● Given request:
Omit every picture and return the rest of the data unaltered.

● Recorded data:
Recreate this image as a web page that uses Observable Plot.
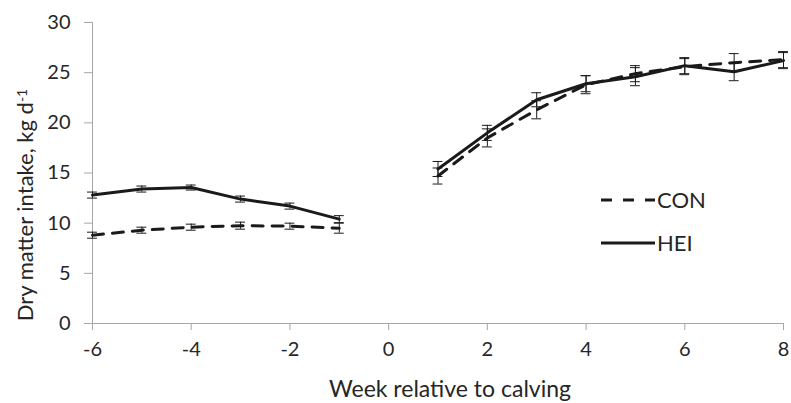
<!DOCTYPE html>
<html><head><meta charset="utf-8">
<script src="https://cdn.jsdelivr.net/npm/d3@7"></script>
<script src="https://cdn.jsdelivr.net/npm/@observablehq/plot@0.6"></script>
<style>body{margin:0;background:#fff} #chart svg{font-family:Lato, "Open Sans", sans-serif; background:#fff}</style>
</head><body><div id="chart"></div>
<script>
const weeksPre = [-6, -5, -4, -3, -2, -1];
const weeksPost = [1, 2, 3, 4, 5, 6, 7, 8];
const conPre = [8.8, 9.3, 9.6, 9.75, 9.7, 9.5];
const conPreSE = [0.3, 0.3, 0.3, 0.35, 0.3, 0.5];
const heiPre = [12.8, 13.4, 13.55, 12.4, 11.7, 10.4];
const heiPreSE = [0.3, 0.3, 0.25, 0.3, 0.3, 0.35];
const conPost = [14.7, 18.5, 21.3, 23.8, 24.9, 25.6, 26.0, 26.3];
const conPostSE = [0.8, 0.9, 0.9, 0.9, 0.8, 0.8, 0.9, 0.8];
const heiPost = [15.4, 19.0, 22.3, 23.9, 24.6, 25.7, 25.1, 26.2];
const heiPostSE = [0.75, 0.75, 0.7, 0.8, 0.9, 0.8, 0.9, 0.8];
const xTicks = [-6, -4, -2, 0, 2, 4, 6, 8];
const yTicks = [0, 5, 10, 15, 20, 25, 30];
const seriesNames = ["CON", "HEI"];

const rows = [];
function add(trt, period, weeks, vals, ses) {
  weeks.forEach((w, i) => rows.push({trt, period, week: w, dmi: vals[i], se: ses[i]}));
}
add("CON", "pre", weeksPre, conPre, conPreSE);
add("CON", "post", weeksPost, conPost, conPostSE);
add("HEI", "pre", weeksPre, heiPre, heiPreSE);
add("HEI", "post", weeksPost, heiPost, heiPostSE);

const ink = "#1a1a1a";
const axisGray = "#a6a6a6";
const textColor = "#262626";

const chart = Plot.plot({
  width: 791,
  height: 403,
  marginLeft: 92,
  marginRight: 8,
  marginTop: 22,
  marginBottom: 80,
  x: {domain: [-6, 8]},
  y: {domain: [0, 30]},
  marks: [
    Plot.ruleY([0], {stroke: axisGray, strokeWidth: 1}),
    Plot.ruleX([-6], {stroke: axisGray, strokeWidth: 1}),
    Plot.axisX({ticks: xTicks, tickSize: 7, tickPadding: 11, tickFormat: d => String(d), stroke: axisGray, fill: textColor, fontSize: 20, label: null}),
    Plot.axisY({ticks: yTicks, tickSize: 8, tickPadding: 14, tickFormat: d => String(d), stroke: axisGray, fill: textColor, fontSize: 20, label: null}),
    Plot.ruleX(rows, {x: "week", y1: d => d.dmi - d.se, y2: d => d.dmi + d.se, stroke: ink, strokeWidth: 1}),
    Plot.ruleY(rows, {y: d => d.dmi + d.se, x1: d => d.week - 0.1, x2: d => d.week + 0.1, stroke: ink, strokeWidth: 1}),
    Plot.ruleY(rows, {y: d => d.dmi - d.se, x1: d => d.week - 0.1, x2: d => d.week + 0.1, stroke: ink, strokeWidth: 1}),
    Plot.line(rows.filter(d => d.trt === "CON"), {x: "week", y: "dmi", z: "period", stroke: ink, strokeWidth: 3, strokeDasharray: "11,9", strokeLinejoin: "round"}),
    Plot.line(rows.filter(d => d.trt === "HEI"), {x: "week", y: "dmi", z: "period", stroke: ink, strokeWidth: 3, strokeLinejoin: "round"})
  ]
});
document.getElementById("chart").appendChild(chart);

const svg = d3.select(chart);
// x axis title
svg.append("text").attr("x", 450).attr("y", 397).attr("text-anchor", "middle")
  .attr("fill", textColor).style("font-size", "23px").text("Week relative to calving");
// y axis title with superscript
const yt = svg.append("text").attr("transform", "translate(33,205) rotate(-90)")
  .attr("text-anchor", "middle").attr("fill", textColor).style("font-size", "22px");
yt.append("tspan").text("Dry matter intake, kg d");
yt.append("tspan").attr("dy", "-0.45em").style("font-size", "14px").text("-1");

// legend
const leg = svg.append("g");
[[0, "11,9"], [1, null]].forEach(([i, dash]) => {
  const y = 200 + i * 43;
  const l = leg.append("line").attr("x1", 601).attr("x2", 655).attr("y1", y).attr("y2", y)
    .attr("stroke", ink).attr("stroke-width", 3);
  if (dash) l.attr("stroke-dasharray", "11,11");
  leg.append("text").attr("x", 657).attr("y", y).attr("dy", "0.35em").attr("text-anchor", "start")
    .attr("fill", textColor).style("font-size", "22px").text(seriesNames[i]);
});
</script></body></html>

● Full answer:
Recreate this image as a web page that uses Observable Plot.
<!DOCTYPE html>
<html><head><meta charset="utf-8">
<script src="https://cdn.jsdelivr.net/npm/d3@7"></script>
<script src="https://cdn.jsdelivr.net/npm/@observablehq/plot@0.6"></script>
<style>body{margin:0;background:#fff} #chart svg{font-family:Lato, "Open Sans", sans-serif; background:#fff}</style>
</head><body><div id="chart"></div>
<script>
const weeksPre = [-6, -5, -4, -3, -2, -1];
const weeksPost = [1, 2, 3, 4, 5, 6, 7, 8];
const conPre = [8.8, 9.3, 9.6, 9.75, 9.7, 9.5];
const conPreSE = [0.3, 0.3, 0.3, 0.35, 0.3, 0.5];
const heiPre = [12.8, 13.4, 13.55, 12.4, 11.7, 10.4];
const heiPreSE = [0.3, 0.3, 0.25, 0.3, 0.3, 0.35];
const conPost = [14.7, 18.5, 21.3, 23.8, 24.9, 25.6, 26.0, 26.3];
const conPostSE = [0.8, 0.9, 0.9, 0.9, 0.8, 0.8, 0.9, 0.8];
const heiPost = [15.4, 19.0, 22.3, 23.9, 24.6, 25.7, 25.1, 26.2];
const heiPostSE = [0.75, 0.75, 0.7, 0.8, 0.9, 0.8, 0.9, 0.8];
const xTicks = [-6, -4, -2, 0, 2, 4, 6, 8];
const yTicks = [0, 5, 10, 15, 20, 25, 30];
const seriesNames = ["CON", "HEI"];

const rows = [];
function add(trt, period, weeks, vals, ses) {
  weeks.forEach((w, i) => rows.push({trt, period, week: w, dmi: vals[i], se: ses[i]}));
}
add("CON", "pre", weeksPre, conPre, conPreSE);
add("CON", "post", weeksPost, conPost, conPostSE);
add("HEI", "pre", weeksPre, heiPre, heiPreSE);
add("HEI", "post", weeksPost, heiPost, heiPostSE);

const ink = "#1a1a1a";
const axisGray = "#a6a6a6";
const textColor = "#262626";

const chart = Plot.plot({
  width: 791,
  height: 403,
  marginLeft: 92,
  marginRight: 8,
  marginTop: 22,
  marginBottom: 80,
  x: {domain: [-6, 8]},
  y: {domain: [0, 30]},
  marks: [
    Plot.ruleY([0], {stroke: axisGray, strokeWidth: 1}),
    Plot.ruleX([-6], {stroke: axisGray, strokeWidth: 1}),
    Plot.axisX({ticks: xTicks, tickSize: 7, tickPadding: 11, tickFormat: d => String(d), stroke: axisGray, fill: textColor, fontSize: 20, label: null}),
    Plot.axisY({ticks: yTicks, tickSize: 8, tickPadding: 14, tickFormat: d => String(d), stroke: axisGray, fill: textColor, fontSize: 20, label: null}),
    Plot.ruleX(rows, {x: "week", y1: d => d.dmi - d.se, y2: d => d.dmi + d.se, stroke: ink, strokeWidth: 1}),
    Plot.ruleY(rows, {y: d => d.dmi + d.se, x1: d => d.week - 0.1, x2: d => d.week + 0.1, stroke: ink, strokeWidth: 1}),
    Plot.ruleY(rows, {y: d => d.dmi - d.se, x1: d => d.week - 0.1, x2: d => d.week + 0.1, stroke: ink, strokeWidth: 1}),
    Plot.line(rows.filter(d => d.trt === "CON"), {x: "week", y: "dmi", z: "period", stroke: ink, strokeWidth: 3, strokeDasharray: "11,9", strokeLinejoin: "round"}),
    Plot.line(rows.filter(d => d.trt === "HEI"), {x: "week", y: "dmi", z: "period", stroke: ink, strokeWidth: 3, strokeLinejoin: "round"})
  ]
});
document.getElementById("chart").appendChild(chart);

const svg = d3.select(chart);
// x axis title
svg.append("text").attr("x", 450).attr("y", 397).attr("text-anchor", "middle")
  .attr("fill", textColor).style("font-size", "23px").text("Week relative to calving");
// y axis title with superscript
const yt = svg.append("text").attr("transform", "translate(33,205) rotate(-90)")
  .attr("text-anchor", "middle").attr("fill", textColor).style("font-size", "22px");
yt.append("tspan").text("Dry matter intake, kg d");
yt.append("tspan").attr("dy", "-0.45em").style("font-size", "14px").text("-1");

// legend
const leg = svg.append("g");
[[0, "11,9"], [1, null]].forEach(([i, dash]) => {
  const y = 200 + i * 43;
  const l = leg.append("line").attr("x1", 601).attr("x2", 655).attr("y1", y).attr("y2", y)
    .attr("stroke", ink).attr("stroke-width", 3);
  if (dash) l.attr("stroke-dasharray", "11,11");
  leg.append("text").attr("x", 657).attr("y", y).attr("dy", "0.35em").attr("text-anchor", "start")
    .attr("fill", textColor).style("font-size", "22px").text(seriesNames[i]);
});
</script></body></html>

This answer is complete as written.